In June the state Department of Transportation released its Rehabilitation Studies Report of the 132-year-old bridge and recommended either “major rehabilitation” or “structure replacement.” The scenic road designation, determined by the state Scenic Roads Advisory Committee, is looked at by many as another way to preserve the historic span.

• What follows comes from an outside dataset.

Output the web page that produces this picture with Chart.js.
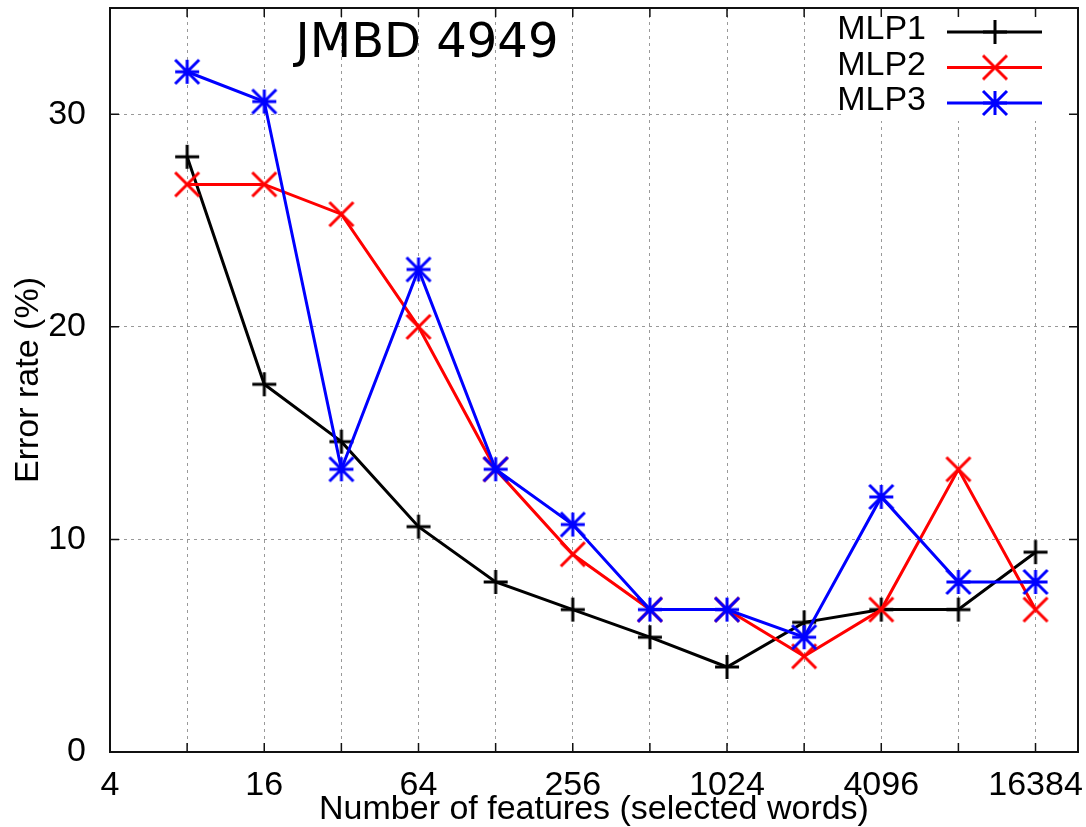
<!DOCTYPE html>
<html lang="en">
<head>
<meta charset="UTF-8" />
<title>JMBD 4949 - error rate vs features</title>
<script src="https://cdn.jsdelivr.net/npm/chart.js"></script>
<style>
  body { margin: 0; background: #fff; }
  #wrap { width: 1086px; height: 827px; }
</style>
</head>
<body>
<div id="wrap"><canvas id="errChart" width="1086" height="827"></canvas></div>
<script>
// number of selected words (x) and error rate in % for each network
const features = [8, 16, 32, 64, 128, 256, 512, 1024, 2048, 4096, 8192, 16384];
const mlp1 = [28.0, 17.3, 14.6, 10.6, 8.0, 6.7, 5.4, 4.0, 6.1, 6.7, 6.7, 9.4];
const mlp2 = [26.7, 26.7, 25.3, 20.0, 13.3, 9.3, 6.7, 6.7, 4.5, 6.7, 13.3, 6.7];
const mlp3 = [32.0, 30.6, 13.3, 22.7, 13.3, 10.7, 6.7, 6.7, 5.4, 12.0, 8.0, 8.0];

const xTicks = [4, 8, 16, 32, 64, 128, 256, 512, 1024, 2048, 4096, 8192, 16384];
const xLabels = [4, 16, 64, 256, 1024, 4096, 16384];
const yTicks = [0, 10, 20, 30];

const FONT = 'Liberation Sans, Arial, sans-serif';

// gnuplot-like point symbols
function marker(kind, color) {
  const c = document.createElement('canvas');
  c.width = c.height = 30;
  const g = c.getContext('2d');
  const m = 15, r = 12;
  g.strokeStyle = color;
  g.lineWidth = 3;
  g.beginPath();
  if (kind !== 'x') {
    g.moveTo(m - r, m); g.lineTo(m + r, m);
    g.moveTo(m, m - r); g.lineTo(m, m + r);
  }
  if (kind !== 'plus') {
    g.moveTo(m - r, m - r); g.lineTo(m + r, m + r);
    g.moveTo(m - r, m + r); g.lineTo(m + r, m - r);
  }
  g.stroke();
  return c;
}

const series = [
  { label: 'MLP1', values: mlp1, color: '#000000', sym: marker('plus', '#000000') },
  { label: 'MLP2', values: mlp2, color: '#ff0000', sym: marker('x', '#ff0000') },
  { label: 'MLP3', values: mlp3, color: '#0000ff', sym: marker('star', '#0000ff') }
];

const gnuFrame = {
  id: 'gnuFrame',
  beforeDatasetsDraw(chart) {
    // opaque key box, top right
    const { ctx, chartArea: a } = chart;
    ctx.save();
    ctx.fillStyle = '#fff';
    ctx.fillRect(a.right - 235, a.top + 1, 234, 112);
    ctx.restore();
  },
  afterDraw(chart) {
    const { ctx, chartArea: a, scales } = chart;
    ctx.save();
    // border
    ctx.strokeStyle = '#111';
    ctx.lineWidth = 2;
    ctx.strokeRect(a.left, a.top, a.right - a.left, a.bottom - a.top);
    // inward ticks
    ctx.lineWidth = 1.5;
    ctx.beginPath();
    xTicks.forEach(v => {
      const px = scales.x.getPixelForValue(v);
      ctx.moveTo(px, a.bottom); ctx.lineTo(px, a.bottom - 9);
      ctx.moveTo(px, a.top); ctx.lineTo(px, a.top + 9);
    });
    yTicks.forEach(v => {
      const py = scales.y.getPixelForValue(v);
      ctx.moveTo(a.left, py); ctx.lineTo(a.left + 9, py);
      ctx.moveTo(a.right, py); ctx.lineTo(a.right - 9, py);
    });
    ctx.stroke();

    // key
    ctx.font = '34px ' + FONT;
    ctx.textAlign = 'right';
    ctx.textBaseline = 'alphabetic';
    series.forEach((s, i) => {
      const yy = a.top + 24 + i * 35.5;
      ctx.fillStyle = '#000';
      ctx.fillText(s.label, a.right - 152, yy + 7);
      ctx.strokeStyle = s.color;
      ctx.lineWidth = 3;
      ctx.beginPath();
      ctx.moveTo(a.right - 131, yy);
      ctx.lineTo(a.right - 36, yy);
      ctx.stroke();
      ctx.drawImage(s.sym, a.right - 83 - 15, yy - 15);
    });

    // title inside the plot
    ctx.fillStyle = '#000';
    ctx.font = '48px DejaVu Sans';
    ctx.textAlign = 'center';
    ctx.fillText('JMBD 4949', a.left + 317, 57);
    ctx.restore();
  }
};

new Chart(document.getElementById('errChart'), {
  type: 'line',
  data: {
    datasets: series.map((s, i) => ({
      label: s.label,
      data: features.map((f, k) => ({ x: f, y: s.values[k] })),
      borderColor: s.color,
      backgroundColor: s.color,
      borderWidth: 3,
      pointStyle: s.sym,
      pointRadius: 12,
      tension: 0,
      fill: false,
      order: 3 - i
    }))
  },
  options: {
    responsive: false,
    animation: false,
    layout: { autoPadding: false, padding: { top: 8, right: 8, left: 0, bottom: 0 } },
    plugins: {
      legend: { display: false },
      tooltip: { enabled: false }
    },
    scales: {
      x: {
        type: 'logarithmic',
        min: 4,
        max: 24000,
        afterBuildTicks: ax => { ax.ticks = xTicks.map(v => ({ value: v })); },
        afterFit: ax => {
          ax.height = 75;
          ax.paddingLeft = 0;
          ax.paddingRight = 0;
        },
        ticks: {
          autoSkip: false,
          maxRotation: 0,
          padding: 13,
          color: '#000',
          font: { family: FONT, size: 34 },
          callback: v => xLabels.includes(v) ? String(v) : ''
        },
        grid: {
          drawTicks: false,
          lineWidth: 1,
          color: c => (c.tick && c.tick.value === 4) ? 'rgba(0,0,0,0)' : '#999'
        },
        border: { display: false, dash: [3, 4] },
        title: {
          display: true,
          text: 'Number of features (selected words)',
          color: '#000',
          font: { family: FONT, size: 34, lineHeight: 1 },
          padding: { top: 0, bottom: 0 }
        }
      },
      y: {
        min: 0,
        max: 35,
        afterBuildTicks: ax => { ax.ticks = yTicks.map(v => ({ value: v })); },
        afterFit: ax => {
          ax.width = 110;
          ax.paddingTop = 0;
          ax.paddingBottom = 0;
        },
        ticks: {
          padding: 24,
          color: '#000',
          font: { family: FONT, size: 34 }
        },
        grid: {
          drawTicks: false,
          lineWidth: 1,
          color: c => (c.tick && c.tick.value === 0) ? 'rgba(0,0,0,0)' : '#999'
        },
        border: { display: false, dash: [3, 4] },
        title: {
          display: true,
          text: 'Error rate (%)',
          color: '#000',
          font: { family: FONT, size: 34, lineHeight: 1 },
          padding: { top: 12, bottom: 0 }
        }
      }
    }
  },
  plugins: [gnuFrame]
});
</script>
</body>
</html>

The bridge is listed on the National Register of Historic Places.
Morley Boyd, a member of the Westport Preservation Alliance, who was instrumental in the application process, said although they started the initiative as a way to save the bridge, they soon uncovered how significant the route was.
“Of course the process did start out, in all candor, as a thought argument about how to conserve the bridge, but as we looked into the program, I was thinking, ‘My god, here we have 1.8 miles that not only includes 22 acres of open space, but 48 documented historic resources, including one of the most significant barns in the state of Connecticut, the Gault Barn,’ ” Boyd said.

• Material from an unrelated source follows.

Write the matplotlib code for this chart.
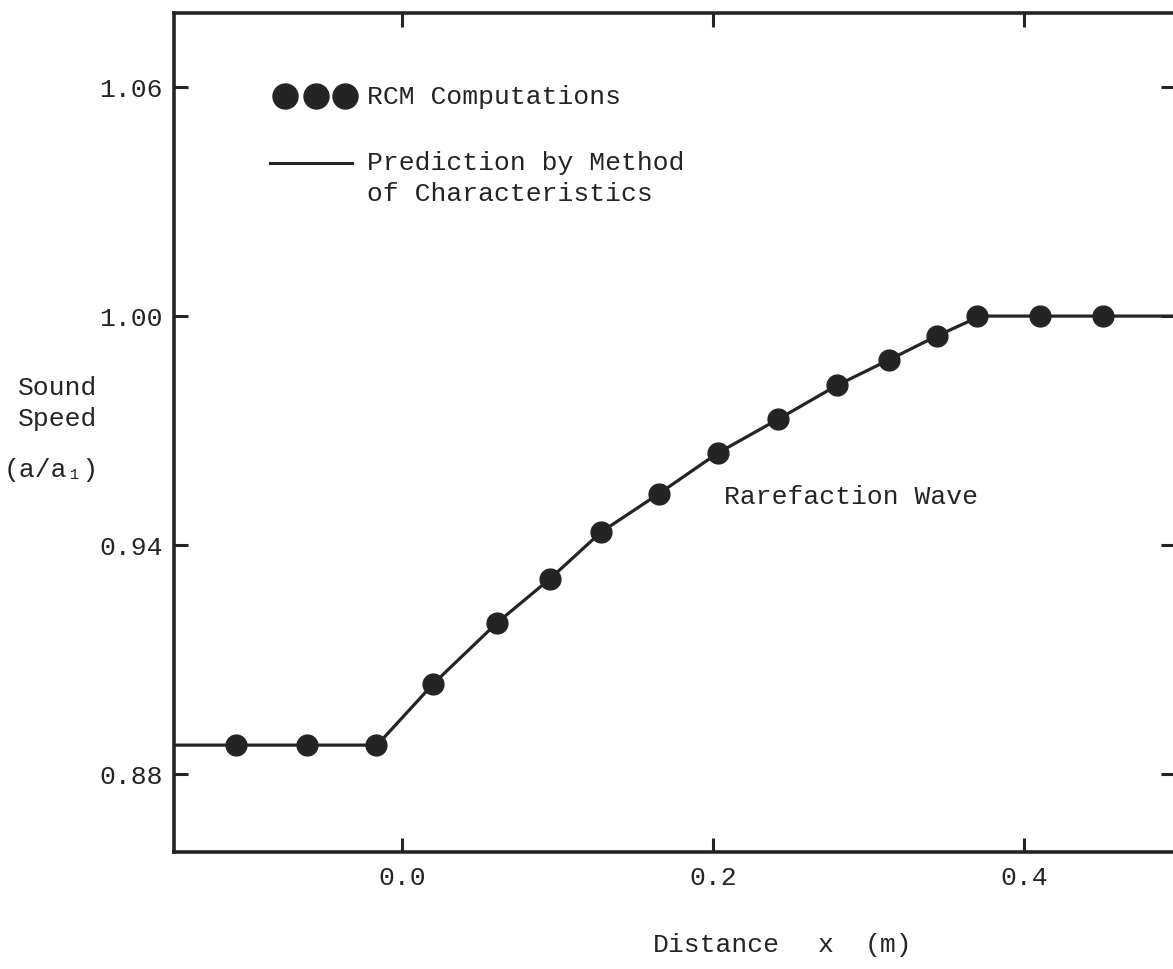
import matplotlib
matplotlib.use("Agg")
import matplotlib.pyplot as plt

plt.rcParams['font.family'] = ['Liberation Mono', 'DejaVu Sans Mono']

# RCM computations
rcm_x = [-0.107, -0.061, -0.017, 0.020, 0.061, 0.095, 0.128, 0.165, 0.203,
         0.242, 0.280, 0.313, 0.344, 0.370, 0.410, 0.451]
rcm_y = [0.8876, 0.8876, 0.8876, 0.9036, 0.9196, 0.9311, 0.9434, 0.9534, 0.9641,
         0.9730, 0.9819, 0.9885, 0.9948, 1.0000, 1.0000, 1.0000]

# prediction by method of characteristics
moc_x = [-0.16, -0.016, 0.020, 0.061, 0.095, 0.128, 0.165, 0.203, 0.242,
         0.280, 0.313, 0.344, 0.372, 0.52]
moc_y = [0.8876, 0.8876, 0.9036, 0.9196, 0.9311, 0.9434, 0.9534, 0.9641, 0.9730,
         0.9819, 0.9885, 0.9948, 1.0000, 1.0000]

xticks = [0.0, 0.2, 0.4]
yticks = [0.88, 0.94, 1.00, 1.06]

ink = '#242424'
fs = 19

fig = plt.figure(figsize=(11.73, 9.69), dpi=100)
ax = fig.add_axes([174/1173, 1 - 852/969, 1001/1173, 839/969])

ax.plot(moc_x, moc_y, '-', color=ink, lw=2.3, zorder=2)
ax.plot(rcm_x, rcm_y, 'o', color=ink, ms=15, zorder=3)

ax.set_xlim(-0.1466, 0.4971)
ax.set_ylim(0.8596, 1.0794)
ax.set_xticks(xticks)
ax.set_xticklabels(['%.1f' % v for v in xticks])
ax.set_yticks(yticks)
ax.set_yticklabels(['%.2f' % v for v in yticks])
ax.tick_params(direction='in', length=10, width=2.2, color=ink,
               top=True, right=True, labelsize=fs, labelcolor=ink)
ax.tick_params(axis='y', pad=8)
ax.tick_params(axis='x', pad=10)
for s in ax.spines.values():
    s.set_linewidth(2.6)
    s.set_color(ink)

# legend drawn by hand
ax.plot([0.111, 0.142, 0.171], [0.901, 0.901, 0.901], 'o', color=ink, ms=18,
        transform=ax.transAxes, clip_on=False)
ax.plot([0.096, 0.178], [0.821, 0.821], '-', color=ink, lw=2.2,
        transform=ax.transAxes)
ax.text(0.193, 0.900, 'RCM Computations', transform=ax.transAxes,
        fontsize=fs, color=ink, va='center', ha='left')
ax.text(0.193, 0.821, 'Prediction by Method', transform=ax.transAxes,
        fontsize=fs, color=ink, va='center', ha='left')
ax.text(0.193, 0.784, 'of Characteristics', transform=ax.transAxes,
        fontsize=fs, color=ink, va='center', ha='left')

ax.text(0.549, 0.423, 'Rarefaction Wave', transform=ax.transAxes,
        fontsize=fs, color=ink, va='center', ha='left')

# axis titles
fig.text(0.0153, 1 - 388/969, 'Sound', fontsize=fs, color=ink, va='center', ha='left')
fig.text(0.0153, 1 - 419/969, 'Speed', fontsize=fs, color=ink, va='center', ha='left')
fig.text(0.0030, 1 - 470/969, '(a/a\u2081)', fontsize=fs, color=ink, va='center', ha='left')
fig.text(653/1173, 1 - 945/969, 'Distance', fontsize=fs, color=ink, va='center', ha='left')
fig.text(826/1173, 1 - 945/969, 'x', fontsize=fs, color=ink, va='center', ha='center')
fig.text(865/1173, 1 - 945/969, '(m)', fontsize=fs, color=ink, va='center', ha='left')

fig.savefig('out.png', dpi=100)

Starting at the west end of the Bridge Street Bridge, officially known as the William F. Cribari Memorial Bridge, the designation runs until Route 136 intersects with the Post Road and Compo Road South by the Compo Acres Shopping Center. At the intersection of Post Road and Compo Road South is the site where 18 citizen soldiers from Westport took on 1,800 British soldiers in April 1777 and where the first shots were fired in the raid on Danbury, according to Boyd.
“In 1.8 miles we realized that we have not just scenic views, but important connections to historic landmarks from our agricultural, maritime, revolutionary war past,” he said.
Wendy Crowther, Selectwoman Helen Garten and John Suggs, alliance members, submitted the application. The scenic designation focuses a keener eye to any possible changes to the area.
“If the state wants to make any changes to this piece of the roadway, it has to go through a separate commission, the Scenic Roads Advisory Committee,” Crowther said. “They have to decide whether it’s going to hurt the scenic assets along the route … and it puts some limitations on the state.”
The official who determines the status of scenic roads, Colleen Kissane, chairwoman of the state Scenic Roads Advisory Committee said there are around 300 scenic roads in the state and the state only gives out one or two designations on average.
“More than not, they (applications) are rejected for one reason or another,” Kissane said.
Kissane was swayed by the views and the history tied to the route along with what she described as an unprecedented and overwhelming amount of community pride for the road’s designation.